This past weekend was a doozie. We had a nasty storm hit on Saturday, and with its arrival came an equally nasty wave of depression for me. It doesn’t seem to matter how many days, weeks, or months I spend feeling depressed–I never manage to get used to how much it makes me dislike myself.
Obviously it’s hard to feel great about much of anything, let alone yourself, when you’re going through a depression. But on top of the regular depression-induced self-loathing comes a particular hatred of the depression, and the idea that there’s something wrong with you for experiencing it in the first place. In my case, the feeling is oppressive, and I often get stuck in a feedback loop, thinking that if I were a better person, I wouldn’t get depressed, and I would be a better person if I weren’t so often depressed. In addition to that, there’s an unshakable sense of how unpleasant the depression is, and the fear that it makes you as unbearable to others as you suspect you actually are. Pile that on to the rest: I’m going to drive everyone away, and there’s nothing I can do about it, and I have no control over feeling this way. After a while you start to feel like it’s inevitable: the depression is just going to eat away at your life, everything you’ve tried to build up over time as a reminder that there is more to you than feelings of sadness, anger, helplessness, and hopelessness.
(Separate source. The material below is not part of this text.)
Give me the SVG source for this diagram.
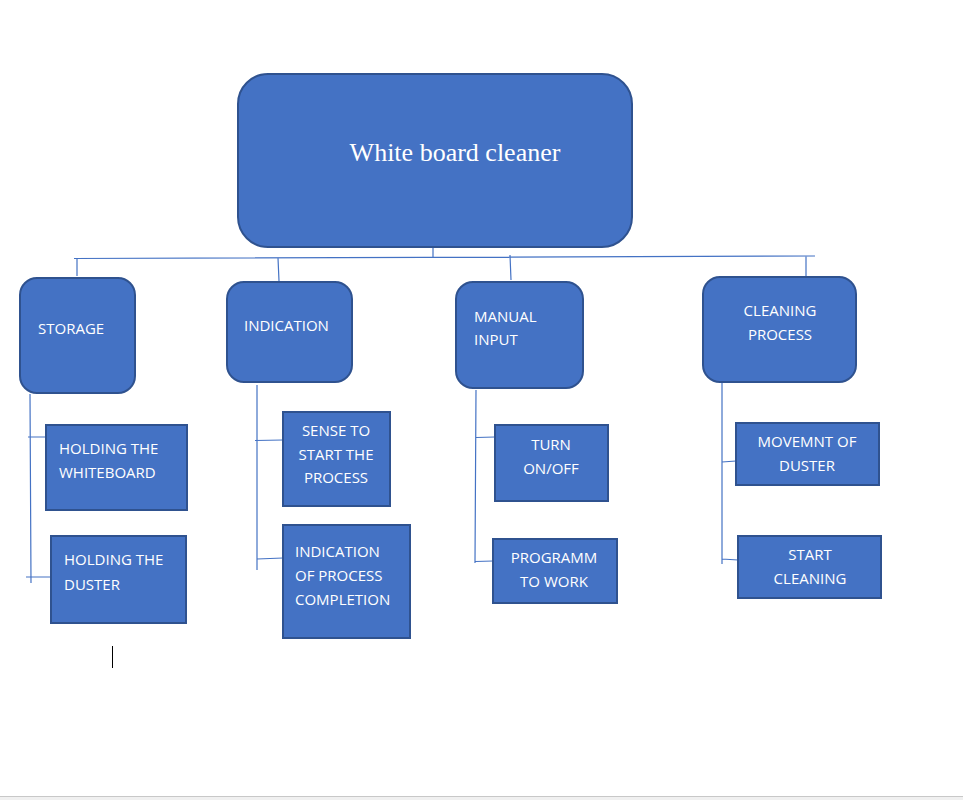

At one point yesterday I came to the realization that as angry, frustrated, and (ultimately) sad as my depression may make me, it’s still a valid part of who I am. As such, it’s something I need to embrace and accept. It feels like a scary thing, sort of a slippery slope; if I embrace my depression, am I essentially just inviting it to settle in and stay for the rest of my life? As I’ve spent more time thinking about this idea, I’ve realized that embracing depression doesn’t have to mean getting lost in it. Rather, I can embrace it in the same way I might embrace the fact that I have freckles on my skin. This is part of what makes me who I am, for better or for worse. It’s something I struggle with, and something that has been a source of difficulty and pain in my life. But it doesn’t negate what I view as my good qualities; suffering from depression doesn’t make me less intelligent, compassionate, hard-working, or loving.
Trying to wish my depression away is not the most productive use of my time. And so I’m going to try, from now on, to take the good with the bad. There are things about all of us that we’d rather not deal with; maybe in trying harder to embrace rather than reject or suppress those things, we’ll get closer to finding the peace we’re looking for.